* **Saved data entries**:
┄┄┄┄┄┄┄┄┄┄

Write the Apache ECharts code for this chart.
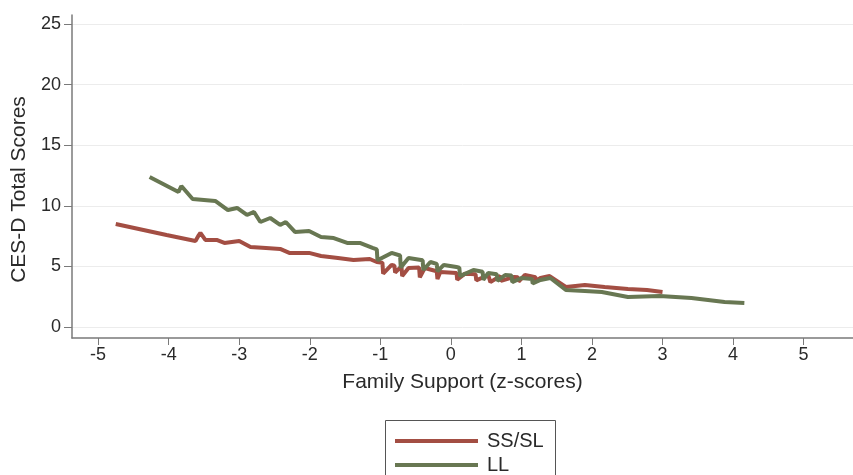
<!DOCTYPE html>
<html>
<head>
<meta charset="utf-8">
<script src="https://cdn.jsdelivr.net/npm/echarts@6/dist/echarts.min.js"></script>
<style>
html,body{margin:0;padding:0;background:#fff;}
#chart{width:853px;height:475px;}
</style>
</head>
<body>
<div id="chart"></div>
<script>
// Series names
var seriesNames = ['SS/SL', 'LL'];
// SS/SL (red) line
var redX = [-4.75, -4.03, -3.62, -3.58, -3.55, -3.48, -3.32, -3.21, -3.00, -2.84, -2.62, -2.42, -2.29, -2.01, -1.84, -1.60, -1.38, -1.15, -1.05, -0.97, -0.96, -0.84, -0.80, -0.79, -0.70, -0.69, -0.60, -0.45, -0.44, -0.37, -0.20, -0.19, -0.15, 0.08, 0.09, 0.20, 0.35, 0.36, 0.53, 0.55, 0.56, 0.70, 0.71, 0.90, 0.95, 0.96, 1.05, 1.20, 1.21, 1.27, 1.40, 1.63, 1.90, 2.18, 2.51, 2.78, 3.00];
var redY = [8.50, 7.59, 7.10, 7.51, 7.76, 7.18, 7.18, 6.93, 7.10, 6.60, 6.52, 6.44, 6.11, 6.11, 5.86, 5.69, 5.53, 5.61, 5.36, 5.30, 4.40, 5.12, 5.05, 4.50, 5.00, 4.20, 4.87, 4.90, 4.10, 4.87, 4.60, 3.95, 4.54, 4.46, 3.90, 4.40, 4.35, 3.85, 4.29, 4.25, 3.70, 4.20, 3.80, 4.13, 4.10, 3.75, 4.30, 4.10, 3.80, 4.04, 4.20, 3.30, 3.47, 3.30, 3.14, 3.05, 2.89];
// LL (green) line
var greenX = [-4.27, -3.86, -3.82, -3.66, -3.34, -3.16, -3.03, -2.89, -2.79, -2.70, -2.56, -2.42, -2.34, -2.21, -2.01, -1.84, -1.66, -1.47, -1.29, -1.11, -1.05, -1.04, -0.84, -0.72, -0.71, -0.60, -0.40, -0.39, -0.29, -0.20, -0.19, -0.10, 0.08, 0.12, 0.13, 0.32, 0.45, 0.46, 0.53, 0.65, 0.66, 0.77, 0.86, 0.87, 1.00, 1.15, 1.16, 1.27, 1.41, 1.63, 1.90, 2.14, 2.51, 2.96, 3.41, 3.88, 4.16];
var greenY = [12.38, 11.14, 11.63, 10.56, 10.40, 9.65, 9.82, 9.24, 9.49, 8.66, 8.99, 8.42, 8.66, 7.84, 7.92, 7.43, 7.34, 6.93, 6.93, 6.52, 6.40, 5.50, 6.11, 5.90, 4.90, 5.69, 5.50, 4.70, 5.36, 5.20, 4.60, 5.12, 4.95, 4.90, 4.20, 4.70, 4.55, 3.90, 4.46, 4.35, 3.80, 4.29, 4.25, 3.70, 4.04, 3.95, 3.60, 3.88, 4.04, 3.05, 2.97, 2.89, 2.48, 2.56, 2.39, 2.06, 1.98];
// Tick labels
var xTicks = [-5, -4, -3, -2, -1, 0, 1, 2, 3, 4, 5];
var yTicks = [0, 5, 10, 15, 20, 25];

function pairs(xs, ys) { return xs.map(function (x, i) { return [x, ys[i]]; }); }

var textColor = '#2a2a2a';
var axisColor = '#7a7a7a';
var font = 'Liberation Sans, Arial, sans-serif';
var legendText = {fontSize: 20, color: textColor, fontFamily: font, padding: [0, 0, 0, 4]};

var chart = echarts.init(document.getElementById('chart'), null, {renderer: 'canvas'});
chart.setOption({
  animation: false,
  backgroundColor: '#fff',
  textStyle: {fontFamily: font},
  grid: {left: 72, right: 0, top: 15, bottom: 137, containLabel: false},
  graphic: [{
    type: 'rect', left: 385, top: 420,
    shape: {width: 170, height: 70},
    style: {fill: '#fff', stroke: '#555', lineWidth: 1}, z: 0
  }],
  legend: [
    {left: 395, top: 431, data: [seriesNames[0]], icon: 'rect', itemWidth: 83, itemHeight: 4,
     padding: 0, textStyle: legendText, z: 5},
    {left: 395, top: 455, data: [seriesNames[1]], icon: 'rect', itemWidth: 83, itemHeight: 4,
     padding: 0, textStyle: legendText, z: 5}
  ],
  xAxis: {
    type: 'value',
    min: -5.37, max: 5.7,
    name: 'Family Support (z-scores)',
    nameLocation: 'middle', nameGap: 34,
    nameTextStyle: {fontSize: 21, color: textColor},
    axisLine: {show: true, onZero: false, lineStyle: {color: axisColor, width: 1.5}},
    axisTick: {show: true, length: 7, lineStyle: {color: axisColor}, customValues: xTicks},
    axisLabel: {fontSize: 18, color: textColor, margin: 8, customValues: xTicks},
    splitLine: {show: false}
  },
  yAxis: {
    type: 'value',
    min: -0.91, max: 25.74,
    name: 'CES-D Total Scores',
    nameLocation: 'middle', nameGap: 41,
    nameTextStyle: {fontSize: 21, color: textColor, padding: [0, 26, 0, 0]},
    axisLine: {show: true, onZero: false, lineStyle: {color: axisColor, width: 1.5}},
    axisTick: {show: true, length: 8, lineStyle: {color: axisColor}, customValues: yTicks},
    axisLabel: {fontSize: 18, color: textColor, margin: 11, customValues: yTicks},
    splitLine: {show: true, lineStyle: {color: '#ececec', width: 1}}
  },
  series: [
    {name: seriesNames[0], type: 'line', data: pairs(redX, redY), showSymbol: false,
     lineStyle: {color: '#a34e43', width: 4}, itemStyle: {color: '#a34e43'}, z: 2},
    {name: seriesNames[1], type: 'line', data: pairs(greenX, greenY), showSymbol: false,
     lineStyle: {color: '#687752', width: 4}, itemStyle: {color: '#687752'}, z: 3}
  ]
});
</script>
</body>
</html>
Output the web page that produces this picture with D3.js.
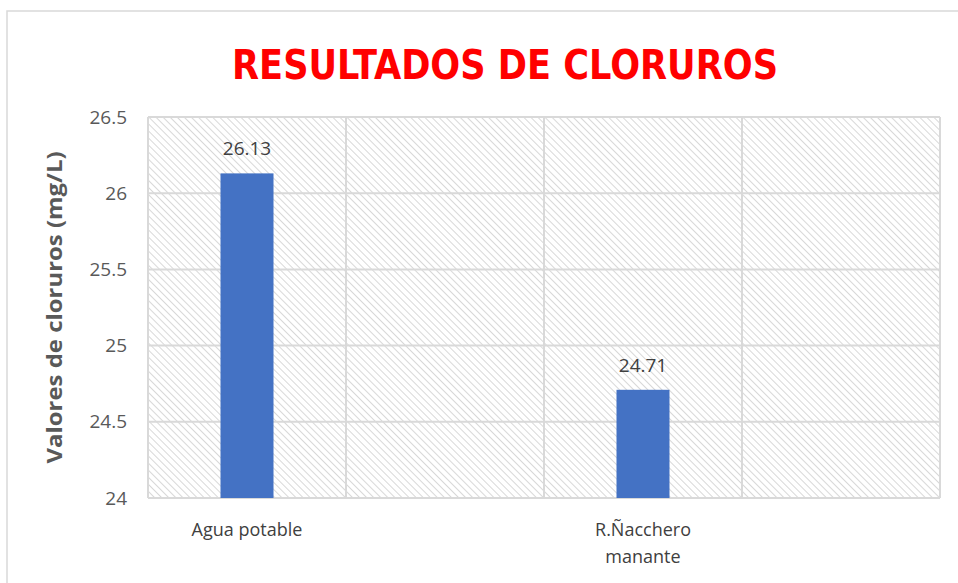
<!DOCTYPE html>
<html>
<head>
<meta charset="utf-8">
<script src="https://cdn.jsdelivr.net/npm/d3@7"></script>
<style>
  body { margin: 0; background: #fff; }
  text { font-family: "Liberation Sans Narrow", "Open Sans", sans-serif; }
</style>
</head>
<body>
<script>
// categories (the chart keeps two empty slots between the samples)
var categories = ["Agua potable", "", "R.Ñacchero manante", ""];
var values = [26.13, null, 24.71, null];
var yTicks = [24, 24.5, 25, 25.5, 26, 26.5];

var svgWidth = 958, svgHeight = 583;
var margin = { top: 117, right: 18, bottom: 85, left: 148 };
var width = svgWidth - margin.left - margin.right;
var height = svgHeight - margin.top - margin.bottom;

var svg = d3.select("body")
            .append("svg")
            .attr("width", svgWidth)
            .attr("height", svgHeight);

// hatch pattern for plot background (downward diagonal)
var pattern = svg.append("defs")
                 .append("pattern")
                 .attr("id", "hatch")
                 .attr("patternUnits", "userSpaceOnUse")
                 .attr("width", 5)
                 .attr("height", 5)
                 .attr("patternTransform", "rotate(-45)");
pattern.append("rect").attr("width", 5).attr("height", 5).attr("fill", "#fff");
pattern.append("line")
       .attr("x1", 0).attr("y1", 0).attr("x2", 0).attr("y2", 5)
       .attr("stroke", "#cfcfcf").attr("stroke-width", 1.6);

// outer chart border
svg.append("rect")
   .attr("x", 7).attr("y", 11)
   .attr("width", svgWidth).attr("height", svgHeight)
   .attr("fill", "none")
   .attr("stroke", "#d9d9d9")
   .attr("stroke-width", 1.5);

var g = svg.append("g")
           .attr("transform", "translate(" + margin.left + "," + margin.top + ")");

var xScale = d3.scaleBand()
               .domain(categories.map(function(d, i){ return i; }))
               .range([0, width])
               .paddingInner(0)
               .paddingOuter(0);

var yScale = d3.scaleLinear()
               .domain([24, 26.5])
               .range([height, 0]);

// plot background
g.append("rect")
 .attr("width", width)
 .attr("height", height)
 .attr("fill", "url(#hatch)");

// horizontal gridlines
g.selectAll(".hgrid")
 .data(yTicks)
 .enter()
 .append("line")
 .attr("x1", 0).attr("x2", width)
 .attr("y1", function(d){ return yScale(d); })
 .attr("y2", function(d){ return yScale(d); })
 .attr("stroke", "#d9d9d9")
 .attr("stroke-width", 2);

// vertical gridlines at category edges
var edges = categories.map(function(d, i){ return xScale(i); }).concat([width]);
g.selectAll(".vgrid")
 .data(edges)
 .enter()
 .append("line")
 .attr("y1", 0).attr("y2", height)
 .attr("x1", function(d){ return d; })
 .attr("x2", function(d){ return d; })
 .attr("stroke", "#d9d9d9")
 .attr("stroke-width", 2);

// y tick labels
g.selectAll(".ytick")
 .data(yTicks)
 .enter()
 .append("text")
 .attr("x", -21)
 .attr("y", function(d){ return yScale(d); })
 .attr("dy", "0.35em")
 .attr("text-anchor", "end")
 .attr("fill", "#595959")
 .style("font-size", "19px")
 .text(function(d){ return d; });

// bars
var barWidth = 53;
var bars = values.map(function(v, i){ return { i: i, v: v }; })
                 .filter(function(d){ return d.v !== null; });

g.selectAll(".bar")
 .data(bars)
 .enter()
 .append("rect")
 .attr("x", function(d){ return xScale(d.i) + xScale.bandwidth() / 2 - barWidth / 2; })
 .attr("y", function(d){ return yScale(d.v); })
 .attr("width", barWidth)
 .attr("height", function(d){ return height - yScale(d.v); })
 .attr("fill", "#4472c4");

// data labels
g.selectAll(".label")
 .data(bars)
 .enter()
 .append("text")
 .attr("x", function(d){ return xScale(d.i) + xScale.bandwidth() / 2; })
 .attr("y", function(d){ return yScale(d.v) - 18; })
 .attr("text-anchor", "middle")
 .attr("fill", "#404040")
 .style("font-size", "19px")
 .text(function(d){ return d.v.toFixed(2); });

// x category labels, long ones split in two lines
categories.forEach(function(c, i){
  if (c === "") return;
  var parts = c.indexOf(" ") > 0 && c.length > 14 ? c.split(" ") : [c];
  var t = g.append("text")
           .attr("x", xScale(i) + xScale.bandwidth() / 2)
           .attr("y", height + 38)
           .attr("text-anchor", "middle")
           .attr("fill", "#404040")
           .style("font-size", "18px");
  parts.forEach(function(p, j){
    t.append("tspan")
     .attr("x", xScale(i) + xScale.bandwidth() / 2)
     .attr("dy", j === 0 ? 0 : 27)
     .text(p);
  });
});

// title
svg.append("text")
   .attr("x", 505)
   .attr("y", 79)
   .attr("text-anchor", "middle")
   .attr("fill", "#ff0000")
   .attr("textLength", 546)
   .attr("lengthAdjust", "spacingAndGlyphs")
   .style("font-family", "'DejaVu Sans Condensed', 'DejaVu Sans', sans-serif")
   .style("font-weight", "bold")
   .style("font-size", "40px")
   .text("RESULTADOS DE CLORUROS");

// y axis title
svg.append("text")
   .attr("transform", "translate(62," + (margin.top + height / 2) + ") rotate(-90)")
   .attr("text-anchor", "middle")
   .attr("fill", "#595959")
   .attr("textLength", 312)
   .attr("lengthAdjust", "spacingAndGlyphs")
   .style("font-family", "'Open Sans', sans-serif")
   .style("font-weight", "bold")
   .style("font-size", "21px")
   .text("Valores de cloruros  (mg/L)");
</script>
</body>
</html>
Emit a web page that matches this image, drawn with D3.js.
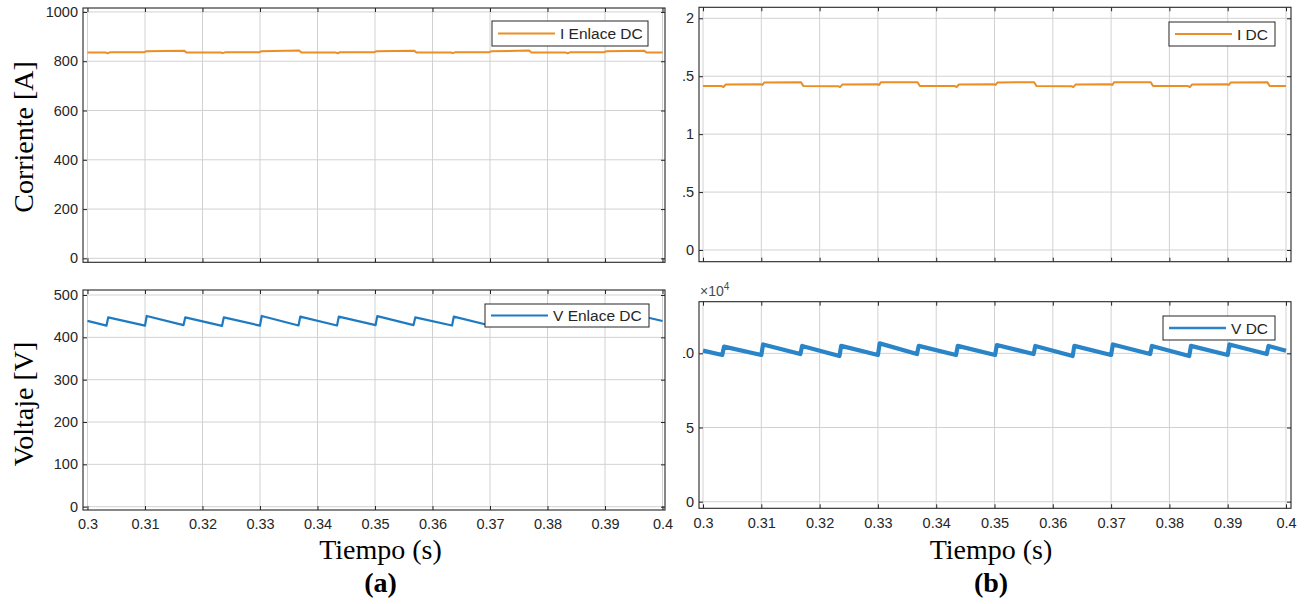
<!DOCTYPE html>
<html>
<head>
<meta charset="utf-8">
<script src="https://cdn.jsdelivr.net/npm/d3@7"></script>
<style>
  body { margin: 0; background: #fff; }
  svg { display: block; }
</style>
</head>
<body>
<svg id="fig" width="1308" height="604"></svg>
<script>
// ---------------- data ----------------
const timeTicks = [0.30, 0.31, 0.32, 0.33, 0.34, 0.35, 0.36, 0.37, 0.38, 0.39, 0.40];
const timeTickLabels = ["0.3", "0.31", "0.32", "0.33", "0.34", "0.35", "0.36", "0.37", "0.38", "0.39", "0.4"];

// DC-link current, panel (a) [A]
const iEnlaceT = [0.3000,
  0.3032, 0.3035, 0.3039, 0.3099, 0.3102, 0.3168, 0.3172,
  0.3232, 0.3235, 0.3239, 0.3299, 0.3302, 0.3368, 0.3372,
  0.3432, 0.3435, 0.3439, 0.3499, 0.3502, 0.3568, 0.3572,
  0.3632, 0.3635, 0.3639, 0.3699, 0.3702, 0.3768, 0.3772,
  0.3832, 0.3835, 0.3839, 0.3899, 0.3902, 0.3968, 0.3972,
  0.4000];
const iEnlaceV = [835.2,
  835.0, 832.6, 836.0, 836.6, 840.4, 843.0, 835.6,
  835.2, 832.8, 836.0, 836.6, 840.2, 843.2, 835.4,
  835.0, 832.6, 836.2, 836.8, 840.4, 843.0, 835.6,
  835.2, 832.8, 836.0, 836.6, 840.2, 843.2, 835.4,
  835.0, 832.6, 836.0, 836.6, 840.4, 843.0, 835.6,
  835.2];

// Charging instants of the DC-link capacitor (s)
const jumpT = [0.3033, 0.3100, 0.3167, 0.3234, 0.3300, 0.3367, 0.3434, 0.3501,
               0.3567, 0.3634, 0.3700, 0.3767, 0.3834, 0.3900, 0.3967];
const riseTime = 0.0003;

// DC-link voltage, panel (a) [V]
const vEnlaceStart = 439, vEnlaceEnd = 438.5;
const vEnlaceBefore = [427.6, 427.6, 429, 427, 427.6, 428, 428, 429, 429, 428, 428, 428, 428, 428, 428];
const vEnlaceAfter  = [447, 450.5, 447, 447, 450.5, 449, 449, 450, 447, 449, 450.5, 448, 448, 450.5, 448];

// DC current, panel (b)
const iDcT = [0.3000,
  0.3032, 0.3035, 0.3039, 0.3099, 0.3102, 0.3105, 0.3168, 0.3172,
  0.3232, 0.3235, 0.3239, 0.3299, 0.3302, 0.3305, 0.3368, 0.3372,
  0.3432, 0.3435, 0.3439, 0.3499, 0.3502, 0.3505, 0.3568, 0.3572,
  0.3632, 0.3635, 0.3639, 0.3699, 0.3702, 0.3705, 0.3768, 0.3772,
  0.3832, 0.3835, 0.3839, 0.3899, 0.3902, 0.3905, 0.3968, 0.3972,
  0.4000];
const iDcV = [1.416,
  1.415, 1.407, 1.429, 1.431, 1.425, 1.446, 1.449, 1.416,
  1.414, 1.406, 1.428, 1.431, 1.424, 1.447, 1.449, 1.415,
  1.415, 1.407, 1.429, 1.431, 1.425, 1.446, 1.448, 1.416,
  1.414, 1.406, 1.428, 1.431, 1.424, 1.447, 1.449, 1.415,
  1.415, 1.407, 1.429, 1.431, 1.425, 1.446, 1.449, 1.416,
  1.416];

// DC voltage, panel (b) [V]
const vDcStart = 101800, vDcEnd = 101800;
const vDcBefore = [98900, 98900, 99500, 98200, 98900, 99500, 98900, 98900, 99500, 98200, 98900, 99500, 98200, 98900, 99500];
const vDcAfter  = [104500, 106000, 105000, 105000, 106700, 105000, 105000, 105600, 105000, 105000, 106000, 105000, 105000, 106000, 105000];

// axis ticks
const currentTicksA = [0, 200, 400, 600, 800, 1000];
const voltageTicksA = [0, 100, 200, 300, 400, 500];
const currentTicksB = [0, 0.5, 1, 1.5, 2];
const currentTickLabelsB = ["0", "0.5", "1", "1.5", "2"];
const voltageTicksB = [0, 50000, 100000];
const voltageTickLabelsB = ["0", "5", "10"];

// ---------------- helpers ----------------
function pairs(ts, vs) { return ts.map((t, i) => [t, vs[i]]); }
function sawtooth(start, end, before, after) {
  const pts = [[0.3, start]];
  jumpT.forEach((t, i) => { pts.push([t, before[i]]); pts.push([t + riseTime, after[i]]); });
  pts.push([0.4, end]);
  return pts;
}

const ORANGE = "#EC8E23";
const BLUE = "#1F7BC1";
const BLUE_BAND = "#2A84C8";
const INK = "#262626";
const GRID = "#d2d2d2";
const SANS = "'Liberation Sans', Arial, Helvetica, sans-serif";
const SERIF = "'Liberation Serif', 'Times New Roman', serif";

const panels = [
  { id: "a1", box: [83, 8, 665, 262.3], xLim: [0.29922, 0.40043], yLim: [-16, 1016],
    yTicks: currentTicksA, yLabels: currentTicksA.map(String), xLabels: false,
    data: pairs(iEnlaceT, iEnlaceV), color: ORANGE, width: 2,
    legend: { name: "I Enlace DC", box: [492, 21, 648, 46] } },
  { id: "a2", box: [83, 290, 665, 510], xLim: [0.29922, 0.40043], yLim: [-7.8, 511.8],
    yTicks: voltageTicksA, yLabels: voltageTicksA.map(String), xLabels: true,
    data: sawtooth(vEnlaceStart, vEnlaceEnd, vEnlaceBefore, vEnlaceAfter), color: BLUE, width: 2.2,
    legend: { name: "V Enlace DC", box: [485, 304, 649, 327] } },
  { id: "b1", box: [699, 7.3, 1291, 261.7], xLim: [0.29931, 0.40086], yLim: [-0.101, 2.095],
    yTicks: currentTicksB, yLabels: currentTickLabelsB, xLabels: false, clip: true,
    data: pairs(iDcT, iDcV), color: ORANGE, width: 2,
    legend: { name: "I DC", box: [1169, 22, 1275, 46] } },
  { id: "b2", box: [699, 301.7, 1291, 508.3], xLim: [0.29931, 0.40086], yLim: [-4450, 134800],
    yTicks: voltageTicksB, yLabels: voltageTickLabelsB, xLabels: true, clip: true, exponent: "4",
    data: sawtooth(vDcStart, vDcEnd, vDcBefore, vDcAfter), color: BLUE_BAND, width: 4.2,
    legend: { name: "V DC", box: [1163, 316, 1275, 340] } }
];

const svg = d3.select("#fig");
const defs = svg.append("defs");
// panel (b) is cut on its left side
defs.append("clipPath").attr("id", "cut-b")
  .append("rect").attr("x", 683).attr("y", 0).attr("width", 625).attr("height", 604);

panels.forEach(p => {
  const [x0, y0, x1, y1] = p.box;
  const x = d3.scaleLinear().domain(p.xLim).range([x0, x1]);
  const y = d3.scaleLinear().domain(p.yLim).range([y1, y0]);
  const g = svg.append("g");
  if (p.clip) g.attr("clip-path", "url(#cut-b)");

  defs.append("clipPath").attr("id", "plot-" + p.id)
    .append("rect").attr("x", x0).attr("y", y0).attr("width", x1 - x0).attr("height", y1 - y0);

  // white plot background
  g.append("rect").attr("x", x0).attr("y", y0).attr("width", x1 - x0).attr("height", y1 - y0)
    .attr("fill", "#fff");

  // grid
  g.append("g").selectAll("line").data(timeTicks).join("line")
    .attr("x1", d => x(d)).attr("x2", d => x(d)).attr("y1", y0).attr("y2", y1)
    .attr("stroke", GRID).attr("stroke-width", 1);
  g.append("g").selectAll("line").data(p.yTicks).join("line")
    .attr("x1", x0).attr("x2", x1).attr("y1", d => y(d)).attr("y2", d => y(d))
    .attr("stroke", GRID).attr("stroke-width", 1);

  // data line
  g.append("path").datum(p.data)
    .attr("clip-path", `url(#plot-${p.id})`)
    .attr("fill", "none").attr("stroke", p.color).attr("stroke-width", p.width)
    .attr("stroke-linejoin", "round")
    .attr("d", d3.line().x(d => x(d[0])).y(d => y(d[1])));

  // axes with inward ticks on all four sides
  const styleAxis = sel => {
    sel.select(".domain").remove();
    sel.selectAll(".tick line").attr("stroke", INK);
    sel.selectAll(".tick text").attr("fill", INK).attr("font-family", SANS).attr("font-size", 14.5);
  };
  g.append("g").attr("transform", `translate(${x0},0)`)
    .call(d3.axisLeft(y).tickValues(p.yTicks).tickFormat((d, i) => p.yLabels[i])
      .tickSizeInner(-4).tickSizeOuter(0).tickPadding(5))
    .call(styleAxis);
  g.append("g").attr("transform", `translate(${x1},0)`)
    .call(d3.axisRight(y).tickValues(p.yTicks).tickFormat("").tickSizeInner(-4).tickSizeOuter(0))
    .call(styleAxis);
  g.append("g").attr("transform", `translate(0,${y1})`)
    .call(d3.axisBottom(x).tickValues(timeTicks)
      .tickFormat((d, i) => p.xLabels ? timeTickLabels[i] : "")
      .tickSizeInner(-4).tickSizeOuter(0).tickPadding(9))
    .call(styleAxis);
  g.append("g").attr("transform", `translate(0,${y0})`)
    .call(d3.axisTop(x).tickValues(timeTicks).tickFormat("").tickSizeInner(-4).tickSizeOuter(0))
    .call(styleAxis);

  // axes box
  g.append("rect").attr("x", x0).attr("y", y0).attr("width", x1 - x0).attr("height", y1 - y0)
    .attr("fill", "none").attr("stroke", INK).attr("stroke-width", 1.1);

  // exponent label
  if (p.exponent) {
    const t = g.append("text").attr("x", x0 + 1).attr("y", y0 - 6)
      .attr("font-family", SANS).attr("font-size", 14).attr("fill", "#4a4a4a");
    t.append("tspan").text("×10");
    t.append("tspan").attr("dy", -6).attr("font-size", 10).text(p.exponent);
  }

  // legend
  const [lx0, ly0, lx1, ly1] = p.legend.box;
  const lg = g.append("g");
  lg.append("rect").attr("x", lx0).attr("y", ly0).attr("width", lx1 - lx0).attr("height", ly1 - ly0)
    .attr("fill", "#fff").attr("stroke", INK).attr("stroke-width", 1);
  const ly = (ly0 + ly1) / 2;
  lg.append("line").attr("x1", lx0 + 6).attr("x2", lx0 + 63).attr("y1", ly).attr("y2", ly)
    .attr("stroke", p.color).attr("stroke-width", Math.min(p.width, 2.6));
  lg.append("text").attr("x", lx0 + 68).attr("y", ly).attr("dy", "0.36em")
    .attr("font-family", SANS).attr("font-size", 15.5).attr("fill", INK).text(p.legend.name);
});

// axis titles and panel captions
const serifText = (x, y, txt, opts = {}) => {
  const t = svg.append("text").attr("x", x).attr("y", y)
    .attr("font-family", SERIF).attr("font-size", opts.size || 28).attr("fill", "#000")
    .attr("text-anchor", "middle").text(txt);
  if (opts.bold) t.attr("font-weight", "bold");
  if (opts.rotate) t.attr("transform", `rotate(-90,${x},${y})`);
  return t;
};
serifText(33, 137, "Corriente [A]", { rotate: true });
serifText(33, 404, "Voltaje [V]", { rotate: true });
serifText(380.5, 559, "Tiempo (s)");
serifText(991, 559, "Tiempo (s)");
serifText(380.5, 592, "(a)", { bold: true, size: 28 });
serifText(991, 592, "(b)", { bold: true, size: 28 });
</script>
</body>
</html>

┄┄┄┄┄┄┄┄┄┄

* **Task prompt**: Starting at the line with "Emit a web page" and ending at the line with "const riseTime = 0.0003;", copy each line exactly, both ends included. Do not copy the pictures.

* **Exercise answer**:
Emit a web page that matches this image, drawn with D3.js.
<!DOCTYPE html>
<html>
<head>
<meta charset="utf-8">
<script src="https://cdn.jsdelivr.net/npm/d3@7"></script>
<style>
  body { margin: 0; background: #fff; }
  svg { display: block; }
</style>
</head>
<body>
<svg id="fig" width="1308" height="604"></svg>
<script>
// ---------------- data ----------------
const timeTicks = [0.30, 0.31, 0.32, 0.33, 0.34, 0.35, 0.36, 0.37, 0.38, 0.39, 0.40];
const timeTickLabels = ["0.3", "0.31", "0.32", "0.33", "0.34", "0.35", "0.36", "0.37", "0.38", "0.39", "0.4"];

// DC-link current, panel (a) [A]
const iEnlaceT = [0.3000,
  0.3032, 0.3035, 0.3039, 0.3099, 0.3102, 0.3168, 0.3172,
  0.3232, 0.3235, 0.3239, 0.3299, 0.3302, 0.3368, 0.3372,
  0.3432, 0.3435, 0.3439, 0.3499, 0.3502, 0.3568, 0.3572,
  0.3632, 0.3635, 0.3639, 0.3699, 0.3702, 0.3768, 0.3772,
  0.3832, 0.3835, 0.3839, 0.3899, 0.3902, 0.3968, 0.3972,
  0.4000];
const iEnlaceV = [835.2,
  835.0, 832.6, 836.0, 836.6, 840.4, 843.0, 835.6,
  835.2, 832.8, 836.0, 836.6, 840.2, 843.2, 835.4,
  835.0, 832.6, 836.2, 836.8, 840.4, 843.0, 835.6,
  835.2, 832.8, 836.0, 836.6, 840.2, 843.2, 835.4,
  835.0, 832.6, 836.0, 836.6, 840.4, 843.0, 835.6,
  835.2];

// Charging instants of the DC-link capacitor (s)
const jumpT = [0.3033, 0.3100, 0.3167, 0.3234, 0.3300, 0.3367, 0.3434, 0.3501,
               0.3567, 0.3634, 0.3700, 0.3767, 0.3834, 0.3900, 0.3967];
const riseTime = 0.0003;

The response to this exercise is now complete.